The problem is that STOVL is a political tool as much as a tactical one and thus it 'never occurred to them' that a 300 knot escort for a 200 knot V-22 (same margin as AH-1 had over UH-1 in Vietnam) could be something other than a Harrier could justify a _hull change_ in their thru deck helo cruisers with an idea more akin to a dual tramway CVL/SCS type ship.
So that they could continue to support the USN with proper CATOBAR (F-35B is totally incompatible with angle-deck anything) aircraft while having the option to '12 per side' support a real squadron deployment _with support missions_ like the E-2D, KA-18E and EA-18G right out of the gate. Or maintained a helo-side for traditional Marine hurry up coastal interventions.
If they had gone with such a 'radical' idea, the entire F119-PW-614 would have been tossed in favor of something like the F414 or even an F124 class engine, along with canards and ESTOL FLCS effectors.
Engine in the back means inlet duct over rather that between weapons bays and so you get something a lot closer to what the Boeing ATF concept looked like, only cleaner.
The thing is, Lockheed's performance in the demonstrations was so totally dominant, there's no way they could justify selecting both. They demonstrated everything they promised and then some. Boeing's design while innovative suffered from the situation that among other things they were going to have to do an extensive redesign from the X-32 in any developmental version. They were in effect espousing the Microsoft philosophy, "Don't worry, we'll fix it in the next release" (as opposed to Apple's "You didn't need to do that anyway").
IMO, given the huge industry/service test experience base and the laughable 45-50 million dollars PAUC mumbled by Roche at the 2001 contract announcement, it was impossible for the Government or LM _not_ to have known from the outset that this was an unbuildable concurrency problem.
Hence LMs major push to get the F-35A into production by 2012 'for export' as a profit base while they turned their limited SDD team to the next variant.
The USAF performed a hostile takeover on DARPA for J-UCAS and then cancelled it so the notion that we couldn't afford a two jet program on 'the eve of a major war in SWA' is ludicrous, not least because the UCAV would have been the better operational choice (loiter + loiter + CPFH) anyway.

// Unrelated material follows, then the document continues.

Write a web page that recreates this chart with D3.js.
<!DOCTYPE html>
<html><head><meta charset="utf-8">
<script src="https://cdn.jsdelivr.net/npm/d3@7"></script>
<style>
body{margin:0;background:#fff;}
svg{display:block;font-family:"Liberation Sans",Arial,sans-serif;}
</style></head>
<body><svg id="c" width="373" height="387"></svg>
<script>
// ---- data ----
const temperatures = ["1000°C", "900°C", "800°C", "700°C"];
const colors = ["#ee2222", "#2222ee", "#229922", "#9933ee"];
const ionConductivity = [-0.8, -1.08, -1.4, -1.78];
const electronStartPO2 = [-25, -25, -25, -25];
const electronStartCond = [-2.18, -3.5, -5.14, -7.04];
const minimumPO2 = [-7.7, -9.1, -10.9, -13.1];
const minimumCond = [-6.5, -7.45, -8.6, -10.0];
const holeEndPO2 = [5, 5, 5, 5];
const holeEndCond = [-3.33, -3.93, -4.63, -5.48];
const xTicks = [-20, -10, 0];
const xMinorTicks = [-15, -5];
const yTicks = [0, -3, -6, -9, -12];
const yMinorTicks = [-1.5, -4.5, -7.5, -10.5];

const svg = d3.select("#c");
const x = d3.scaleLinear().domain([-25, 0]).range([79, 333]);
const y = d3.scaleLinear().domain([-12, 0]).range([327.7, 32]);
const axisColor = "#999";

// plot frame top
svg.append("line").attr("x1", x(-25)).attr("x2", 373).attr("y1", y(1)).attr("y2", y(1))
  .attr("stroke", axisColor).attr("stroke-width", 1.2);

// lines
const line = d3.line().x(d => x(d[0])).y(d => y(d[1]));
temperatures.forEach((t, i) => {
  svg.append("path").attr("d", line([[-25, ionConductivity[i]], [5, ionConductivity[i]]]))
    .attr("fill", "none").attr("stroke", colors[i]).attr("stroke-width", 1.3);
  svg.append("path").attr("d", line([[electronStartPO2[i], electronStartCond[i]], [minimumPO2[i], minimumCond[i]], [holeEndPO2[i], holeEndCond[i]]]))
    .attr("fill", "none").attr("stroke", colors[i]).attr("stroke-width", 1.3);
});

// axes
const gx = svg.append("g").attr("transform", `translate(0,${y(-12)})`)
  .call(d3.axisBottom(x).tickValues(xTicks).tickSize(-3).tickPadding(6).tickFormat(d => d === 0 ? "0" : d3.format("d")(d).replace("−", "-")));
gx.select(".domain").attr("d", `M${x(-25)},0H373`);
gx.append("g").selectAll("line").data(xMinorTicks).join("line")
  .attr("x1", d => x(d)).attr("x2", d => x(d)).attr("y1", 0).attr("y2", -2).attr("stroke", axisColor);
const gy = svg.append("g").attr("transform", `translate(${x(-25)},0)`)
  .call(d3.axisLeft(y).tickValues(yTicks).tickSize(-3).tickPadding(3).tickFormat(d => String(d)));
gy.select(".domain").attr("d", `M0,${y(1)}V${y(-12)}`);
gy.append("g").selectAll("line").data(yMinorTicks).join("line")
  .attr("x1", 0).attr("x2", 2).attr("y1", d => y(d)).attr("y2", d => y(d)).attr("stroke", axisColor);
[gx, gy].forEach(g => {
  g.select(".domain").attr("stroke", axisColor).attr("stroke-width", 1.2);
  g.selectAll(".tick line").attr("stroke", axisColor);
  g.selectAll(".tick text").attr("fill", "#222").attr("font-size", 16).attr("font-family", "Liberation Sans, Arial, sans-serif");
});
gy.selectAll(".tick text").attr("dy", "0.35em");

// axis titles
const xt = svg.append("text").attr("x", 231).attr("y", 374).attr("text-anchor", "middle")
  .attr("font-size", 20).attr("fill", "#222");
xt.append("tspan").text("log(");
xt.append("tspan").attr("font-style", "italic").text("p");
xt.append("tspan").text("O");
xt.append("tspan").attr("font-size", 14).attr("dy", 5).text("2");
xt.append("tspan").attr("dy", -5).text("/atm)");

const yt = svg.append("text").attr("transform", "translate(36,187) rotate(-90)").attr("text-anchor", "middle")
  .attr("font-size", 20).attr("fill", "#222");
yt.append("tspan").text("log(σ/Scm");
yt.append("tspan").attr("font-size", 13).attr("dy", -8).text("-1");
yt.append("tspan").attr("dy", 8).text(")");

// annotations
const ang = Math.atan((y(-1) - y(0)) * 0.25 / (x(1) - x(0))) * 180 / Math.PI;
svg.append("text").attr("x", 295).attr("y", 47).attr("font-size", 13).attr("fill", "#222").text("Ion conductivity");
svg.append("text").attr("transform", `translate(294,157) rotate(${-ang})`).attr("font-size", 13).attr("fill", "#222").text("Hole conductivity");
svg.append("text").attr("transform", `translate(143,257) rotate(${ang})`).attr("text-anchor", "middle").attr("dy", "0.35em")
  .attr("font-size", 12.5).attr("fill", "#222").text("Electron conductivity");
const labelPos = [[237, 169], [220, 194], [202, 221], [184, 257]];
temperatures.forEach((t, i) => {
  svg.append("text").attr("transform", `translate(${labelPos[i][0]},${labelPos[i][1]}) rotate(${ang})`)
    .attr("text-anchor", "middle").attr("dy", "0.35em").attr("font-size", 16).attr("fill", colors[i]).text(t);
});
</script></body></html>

Where you have upwards of a third (ATF) the program costs dedicated to electronics architectures anyway, the notion that iron bird X-jets that don't even structurally represent the production models can somehow be used as one stop shopping justification for downselect on a ONE TRILLION dollar program (keeping in mind it was only supposed to be 220 billion in 1997) when everyone from the CRS to the CBO are screaming the technology base just isn't there is also ludicrous.
Since we were already collapsing multiple (F/A-18, AV-8B, F-16, A-10) programs into half as many follow-ons, there was no shame in deciding that it would be two individual program competitors. One for the nightmare of STOVL and one for the CTOL/CVTOL mission.
Such might has even kept the program on schedule if not budget.
The real key here is numbers. The USAF didn't, in 2001 when O'Hanlon did his study and certainly does not now, need 2,400 or 1,763 or even 1,200 jets. It needs 500. Tops. The USN and Marines need 700, between them. Add 500 more from foreign sales and you have a believable neckdown of all the Gen-3/4 (MiG-21, F-4 and F-5 as well as Teeners) platforms as the world transition to a post Cold War existence with half as many platforms.
That is where you scale your production and the level of technology insert on things like STOVL and Cyber and Stealth. Do this properly and you can afford to both support the industrial base (Boeing has nothing now that the McDonnell properties are aging out and nobody wants a retread 60s Eagle or 70s Hornet) and provide competitive honesty with dual programs funded to the tune of maybe TEN, not One Hundred, SDD airframes.
Everything we have been told about the JSF program has largely been based on carefully worded prevarications.
The sad part being that The Services got themselves well and truly stuck-in (Fox to Tar Baby) on the concept of having another big acquisition program with no foe worthy of it's cost in sight. They thought that they could fix as they flew without Congress daring to suspend the effort because...'Everybody or Nobody' it was so important to the recap of all.
But they didn't count on real engineering issues (and particularly PDR/CDR weights) to become a program stopper with one name for three airframes.
As the saying goes: "Sales sells the lie, Marketing believes it." Marketing in this case being overhyped customers.
That is why we need to make sure that not only is there never a 'sole source' solution involved that so fixates on justifying itself as to _generate the crisis_ which puts all other major Tacair alternative options (like CAPES and F-22 and Golden Eagle).
By instituting a two-tier, limited commitment, X-Plane and PWSC evaluation system.
But also that the _acquisition agency_ responsible for writing the specs and evaluating their achieved execution has absolutely no confirmation bias attendant upon user service or industrial influence. It must be totally separate, upon pain of brutally long prison terms. Something like the DSAC mixed with NASA Ames and DARPA might work.
The Customer may be the victim of believing the market hype. But we are the ones with Buyer's Remorse.